Submolecular Resolution by Variation of the Inelastic Electron Tunneling Spectroscopy Amplitude and its Relation to the AFM/STM Signal

Here we show scanning tunneling microscopy (STM), noncontact atomic force microscopy (AFM), and inelastic electron tunneling spectroscopy (IETS) measurements on an organic molecule with a CO-terminated tip at 5 K. The high-resolution contrast observed simultaneously in all channels unambiguously demonstrates the common imaging mechanism in STM/AFM/IETS, related to the lateral bending of the CO-functionalized tip. The IETS spectroscopy reveals that the submolecular contrast at 5 K consists of both renormalization of vibrational frequency and variation of the amplitude of the IETS signal. This finding is also corroborated by first principles simulations.
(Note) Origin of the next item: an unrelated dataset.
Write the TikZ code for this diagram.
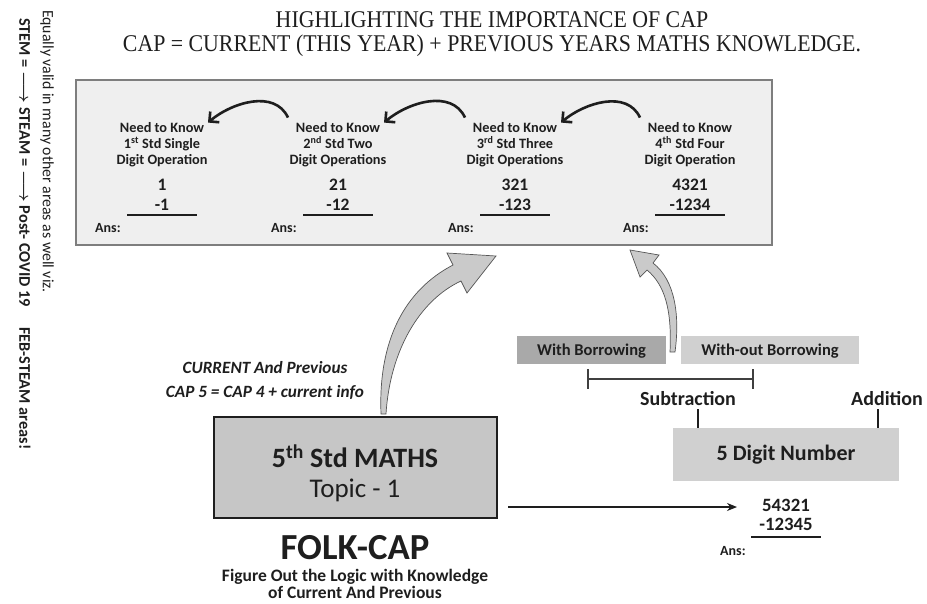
\documentclass[tikz,border=0pt]{standalone}
\usepackage{amsmath}
\usepackage{fontspec}
\setmainfont{Carlito}
\newfontfamily\titlefont[FakeStretch=0.91]{Liberation Serif}
\usetikzlibrary{arrows.meta,positioning}

\definecolor{ink}{HTML}{1E1E1E}
\definecolor{panelfill}{HTML}{EFEFEF}
\definecolor{paneledge}{HTML}{7E7E7E}
\definecolor{boxfill}{HTML}{C6C6C6}
\definecolor{darkfill}{HTML}{A9A9A9}
\definecolor{lightfill}{HTML}{D0D0D0}
\definecolor{arrowfill}{HTML}{CACACA}
\definecolor{arrowedge}{HTML}{555555}

\begin{document}
\begin{tikzpicture}[x=1pt,y=-1pt,
    every node/.style={text=ink, inner sep=0pt},
    title/.style={font=\titlefont\fontsize{24}{26}\selectfont},
    know/.style={font=\bfseries\fontsize{14.3}{16}\selectfont, align=center},
    sum/.style={font=\bfseries\fontsize{17.5}{20}\selectfont, align=center},
    ans/.style={font=\bfseries\fontsize{14}{16}\selectfont, anchor=west},
    bar/.style={draw=ink, line width=1.4pt},
    back/.style={draw=ink, line width=2.6pt,
        -{Straight Barb[length=7pt,width=14pt]}},
    block/.style={fill=arrowfill, draw=arrowedge, line width=0.7pt},
    tag/.style={font=\bfseries\fontsize{16.5}{18}\selectfont,
        minimum height=28, text depth=0pt},
    ]
    \useasboundingbox (0,0) rectangle (927,603);

    % side notes
    \node[rotate=-90, anchor=west, font=\fontsize{15.8}{16}\selectfont]
        (viz) at (47,10) {Equally valid in many other areas as well viz.};
    \node[rotate=-90, anchor=west, font=\bfseries\fontsize{16.3}{17}\selectfont]
        (stem) at (25,18) {STEM = $\boldsymbol{\longrightarrow}$ STEAM =
        $\boldsymbol{\longrightarrow}$ Post-\ COVID 19\quad\ FEB-STEAM areas!};

    % heading
    \node[title] (t1) at (492,20) {HIGHLIGHTING THE IMPORTANCE OF CAP};
    \node[title] (t2) at (492,46)
        {CAP = CURRENT (THIS YEAR) + PREVIOUS YEARS MATHS KNOWLEDGE.};

    % previous years panel
    \node[draw=paneledge, fill=panelfill, line width=1.8pt,
        minimum width=696, minimum height=165] (board) at (424,162.5) {};

    \foreach \i/\x/\suff/\cnt/\kindword/\numa/\numb in {
        1/162/st/Single/Operation/1/-1,
        2/338/nd/Two/Operations/21/-12,
        3/515/rd/Three/Operations/321/-123,
        4/690/th/Four/Operation/4321/-1234} {
        \node[know] (k\i) at (\x,145)
            {Need to Know\\\i\textsuperscript{\suff} Std \cnt\\Digit \kindword};
        \node[sum] (s\i) at (\x,195) {\numa\\\numb};
        \coordinate (r\i) at (\x,215);
        \draw[bar] ([xshift=-35]r\i) -- ([xshift=35]r\i);
        \node[ans] (a\i) at (\x-67,228) {Ans:};
    }

    \foreach \i/\j in {1/2,2/3,3/4}
        \draw[back] ([shift={(-50,-5)}]k\j.north) to[out=115,in=40]
            ([shift={(46,0)}]k\i.north);

    % this year
    \node[draw=ink, fill=boxfill, line width=1.2pt,
        minimum width=283, minimum height=101] (maths) at (355.5,467.5) {};
    \node[font=\bfseries\fontsize{28}{34}\selectfont] (mt) at (355,456)
        {5\textsuperscript{th} Std MATHS};
    \node[font=\fontsize{27}{34}\selectfont] (tp) at (355,490) {Topic - 1};

    \node[font=\bfseries\itshape\fontsize{17.2}{24}\selectfont, align=center]
        (cur) at (265,380) {CURRENT And Previous\\CAP 5 = CAP 4 + current info};

    \node[font=\bfseries\fontsize{36.7}{38}\selectfont] (folk) at (355,548) {FOLK-CAP};
    \node[font=\bfseries\fontsize{17.5}{17}\selectfont, align=center]
        (fig) at (355,583.5) {Figure Out the Logic with Knowledge\\of Current And Previous};

    % big arrows
    \path[block] (381,414) .. controls (378,340) and (405,290) .. (453,265)
        -- (447,253) -- (496,256) -- (467,293) -- (461,281)
        .. controls (420,300) and (390,350) .. (386,414) -- cycle;
    \path[block] (670,352) .. controls (672,310) and (665,285) .. (647,270)
        -- (640,277) -- (630,250) -- (659,255) -- (653,263)
        .. controls (675,280) and (680,315) .. (675,352) -- cycle;

    % five digit side
    \node[tag, fill=darkfill, minimum width=149] (wb) at (591.5,350) {With Borrowing};
    \node[tag, fill=lightfill, minimum width=178] (wob) at (770,350) {With-out Borrowing};
    \coordinate (bl) at (588,379);
    \coordinate (br) at (753,379);
    \draw[bar, draw=ink!85] (bl) -- (br)
        ([yshift=10]bl) -- ([yshift=-10]bl) ([yshift=10]br) -- ([yshift=-10]br);

    \node[font=\bfseries\fontsize{20}{22}\selectfont] (sub) at (688,399) {Subtraction};
    \node[font=\bfseries\fontsize{20}{22}\selectfont] (add) at (887,399) {Addition};
    \node[fill=lightfill, minimum width=226, minimum height=53,
        font=\bfseries\fontsize{22}{24}\selectfont] (dig) at (786,454.5) {5 Digit Number};
    \draw[bar] ([xshift=10,yshift=-3]sub.south) -- ([xshift=10]sub.south |- dig.north);
    \draw[bar] ([xshift=-9,yshift=-3]add.south) -- ([xshift=-9]add.south |- dig.north);

    \coordinate (m1) at (508,507);
    \coordinate (m2) at (737,507);
    \draw[draw=ink, line width=1.2pt, -{Stealth[length=10pt,width=8pt]}] (m1) -- (m2);
    \node[sum, font=\bfseries\fontsize{18.8}{19}\selectfont] (s5) at (786,515) {54321\\-12345};
    \coordinate (r5) at (786,537);
    \draw[bar] ([xshift=-35]r5) -- ([xshift=35]r5);
    \node[ans] (a5) at (720,551) {Ans:};
\end{tikzpicture}
\end{document}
We extend accordingly the probe-particle AFM/STM/IETS model to include these two main ingredients necessary to reproduce the high-resolution IETS contrast. We also employ the first principles simulations to get more insight into a different response of frustrated translation and rotational modes of the CO tip during imaging.

Figure 1

Constant current STM images of FePc on Au(111) and IETS signal of a CO-functionalized tip. (a) $16\times 16{\mathrm{nm}}^2$ constant-current STM image of the Au(111) surface and the coadsorbed CO and FePc molecules, acquired at the $-200\mathrm{mV}$ and 10 pA set point. (b) STM-IETS of the CO adsorbed on the tip apex taken at the bare Au surface, showing the vibrational modes. The FR and FT modes of the CO are resolved. Bias voltage modulation was 3 mV at 963 Hz frequency. Stabilization set point $V=50.0\mathrm{mV}$ and $I=3.0\mathrm{nA}$.

Figure 2

Simultaneous AFM/STM/IETS images of FePc/Au(111) with a CO-functionalized tip and spatial variation of the FT mode. (a) Set of simultaneous ($1.6\times 1.6{\mathrm{nm}}^2$) current, $\mathrm{\Delta }f$, IETS, and normalized-IETS constant-height images acquired at three different tip-sample distances with a CO decorated tip. The images were acquired with bias voltage of 3.0 mV. Both $\mathrm{\Delta }f$ and IETS images show the sharp edges related with the geometric structure of the FePc molecule. (b) Spatial dependence of the frustrated translational mode for the CO-functionalized tip above the FePc molecule.

Figure 3

Variation of IETS signal with tip position. Experimental (a) and calculated (b) IETS of the FT and FR modes above a carbon bond (black) and a benzene ring (red). Both experimental and calculated plots show the variation of the amplitude in the FT mode responsible for the IETS contrast. (c) Origin of the inelastic signal (as a fraction of the total inelastic amplitude) above the benzene ring. The signal for FR modes originates mainly in the CO and tip. However, for FT modes, the CO-benzene coupling also plays a significant role.

Figure 4

Theoretical simulations of STM/AFM/IETS of FePc on the Au(111) surface at three different tip-sample distances. The tunneling current (top), $\mathrm{\Delta }f$ (middle), and IETS (bottom) images were calculated using the PP-SPM model.